With all that in mind, I really do love the classic witch aesthetic. The wise women that lives in the cottage in the woods with a garden of poisonous plants. I love the earthy look and feel of raw wood and chests filled with artifacts. Trinket boxes and charms and candles dripping wax. I love smoke billowing from an incense burner and shelves filled with jars of dried herbs and oils. I love altars and shrines made ready for magical working covered in crystals. I’ve also gotten into dark mori fashion which is sort of dark layered clothing that leads into that aesthetic. I love it so much, I’ve always loved it but now I’ve found a way to bring it all together, luckily by mostly shopping at thrift stores.
Does the aesthetic really aid in my magic? sort of. It’s part of that soft animism thing where I surround myself with things that wanted to come along for the adventure and make me feel I can accomplish the goals I set. In my practice, I set the values of what is important and what is not. Or maybe I just like acorns, and candles, and jars filled with things, so what?

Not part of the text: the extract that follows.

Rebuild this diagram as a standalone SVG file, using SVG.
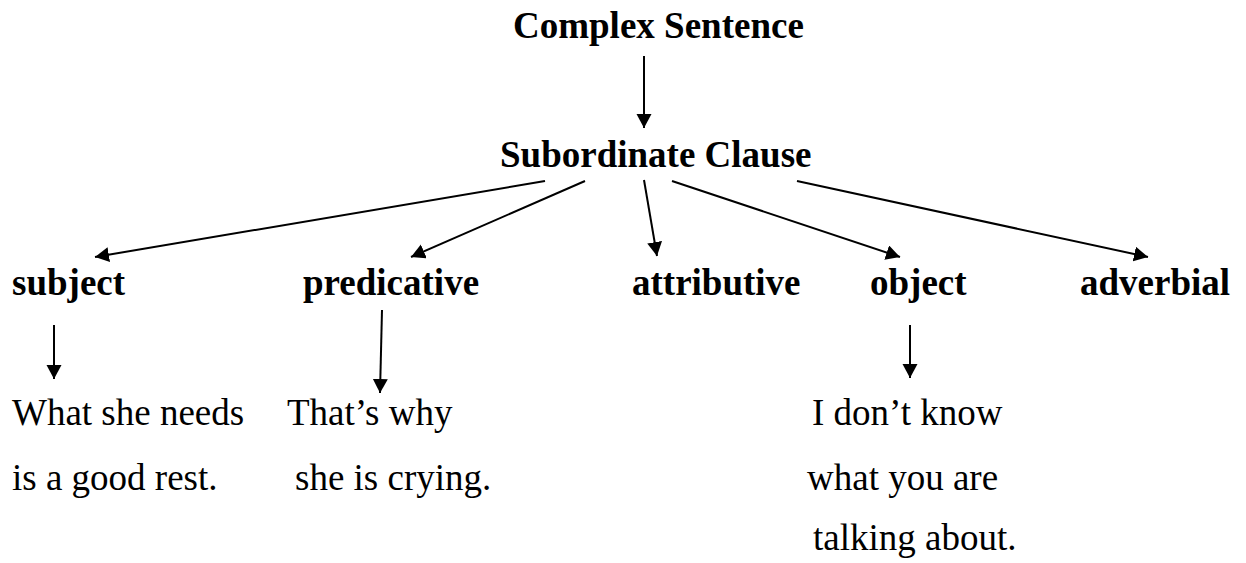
<svg xmlns="http://www.w3.org/2000/svg" width="1246" height="563" viewBox="0 0 1246 563">
  <style>
    .head { font-family: "Liberation Serif", "Times New Roman", serif; font-weight: bold; font-size: 37px; fill: #000; }
    .body { font-family: "Liberation Serif", "Times New Roman", serif; font-size: 37px; fill: #000; }
    .link { stroke: #000; stroke-width: 2; fill: none; marker-end: url(#arrow); }
  </style>
  <defs>
    <marker id="arrow" markerUnits="userSpaceOnUse" markerWidth="16" markerHeight="16" refX="14" refY="7.5" orient="auto">
      <path d="M0,0 L14,7.5 L0,15 Z" fill="#000"/>
    </marker>
  </defs>

  <rect width="1246" height="563" fill="#fff"/>

  <g id="complex-sentence"><text class="head" x="513" y="38">Complex Sentence</text></g>
  <g id="subordinate-clause"><text class="head" x="500" y="167">Subordinate Clause</text></g>

  <g id="subject"><text class="head" x="12" y="295">subject</text></g>
  <g id="predicative"><text class="head" x="303" y="295">predicative</text></g>
  <g id="attributive"><text class="head" x="632" y="295">attributive</text></g>
  <g id="object"><text class="head" x="870" y="295">object</text></g>
  <g id="adverbial"><text class="head" x="1080" y="295">adverbial</text></g>

  <g id="subject-example">
    <text class="body" x="12" y="425">What she needs</text>
    <text class="body" x="12" y="490">is a good rest.</text>
  </g>
  <g id="predicative-example">
    <text class="body" x="287" y="425">That’s why</text>
    <text class="body" x="295" y="490">she is crying.</text>
  </g>
  <g id="object-example">
    <text class="body" x="812" y="425">I don’t know</text>
    <text class="body" x="807" y="490">what you are</text>
    <text class="body" x="813" y="550">talking about.</text>
  </g>

  <g id="connectors">
    <line class="link" x1="644" y1="56" x2="644" y2="128"/>
    <line class="link" x1="545" y1="181" x2="95" y2="257"/>
    <line class="link" x1="585" y1="181" x2="411" y2="257"/>
    <line class="link" x1="644" y1="180" x2="657" y2="256"/>
    <line class="link" x1="672" y1="181" x2="900" y2="257"/>
    <line class="link" x1="797" y1="181" x2="1148" y2="257"/>
    <line class="link" x1="54" y1="325" x2="54" y2="379"/>
    <line class="link" x1="382" y1="310" x2="380" y2="393"/>
    <line class="link" x1="910" y1="325" x2="910" y2="378"/>
  </g>
</svg>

I don't usually take not of losing followers, but when there are only a few over 500 it's pretty obvious. I lost 4 of 5 followers after posting Punk Witches for Abortion pic. Ha!
I had a witchy dream last night, haven't had one one those in awhile. In the dream my friend J had asked me to read tarot cards for him. his daughter and one of her friends were bugging us but he was telling me about how how he only knew a few cards from something called The Compost Tarot and one of the suits was "garbage bags"*
Then I started reading the cards and they were pastel and had fairies on them and I'm not a fan of pastels or fairies. The cards had cut out in certain parts of them that looked like lace and when you read the cards with one crossing the other. Sort of like the transparent tarot, but cooler because you only saw the full picture when the cards were crossed.
Then I was at a shop with my family and looking at necklaces of crystal points. One was amethyst with a cap and a small quartz point sort of attached at the bail. The small one was really similar to quartz point earrings I had in jr. high. The other two that I was trying to decide between were double terminated amethysts with open silver caps and one had a cabochan of moonstone and the other was peridot.
I know that dreams that are not your own are kinda boring but I just wanted to write that down and now I want to search for my dream necklace. I hate it when I have dreams that I wake up from and can't shake, or maybe I actually like it. The problem is that I should be getting more work done but I'm searching websites to find my dream crystal and am having no luck!
*When I woke up I thought it would be cooler if it was The Dumpster Tarot and the suits were bagels (earth/pentacles) pallets (fire/wands) broken bottles (water/cups) and then I couldn't think what would represent air/swords, maybe scissors or box cutters?